L’étude de Desjardins prétend que la mesure du PIB a évolué à travers le temps et qu’elle demeure perfectible. Certains ont d’ailleurs cherché à mesurer le travail au noir pour avoir une mesure plus précise de la taille de l’économie. En 2014, on apprenait que l’Institut des statistiques nationales du Royaume-Uni avait réévalué le PIB de 2009 en lui ajoutant 9,7 milliards de livres afin de prendre en compte… le trafic de drogue et la prostitution. D’autres tentent de mesurer la valeur des actifs en ressources naturelles. L’évaluation monétaire de la nature est toutefois susceptible d’entraîner plusieurs effets pervers.

Desjardins explore plutôt 23 indicateurs susceptibles d’offrir un portrait plus complet de l’évolution du bien-être et du progrès. Le résultat obtenu est « bigarré » et faute d’offrir une critique robuste — on préfère par exemple parler de l’état du réseau routier plutôt que de celui du budget carbone du Québec — il contribue à battre en brèche l’hégémonie du PIB.

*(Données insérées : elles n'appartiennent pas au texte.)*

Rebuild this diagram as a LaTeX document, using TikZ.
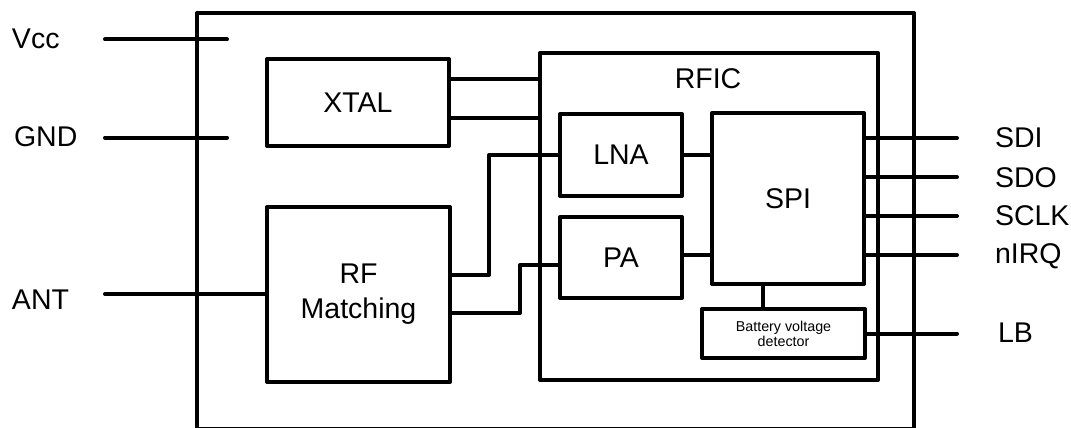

À la COP24 comme partout où l’on se soucie de l’impact des changements climatiques sur les sociétés humaines, on sait maintenant comment les politiques économiques n’ont pas seulement besoin d’ajustements, mais que le système économique actuel, qui repose sur la croissance à tout prix, doit être entièrement transformé. Et cesser de considérer le PIB comme l’indicateur phare de l’économie est une étape incontournable dans ce processus.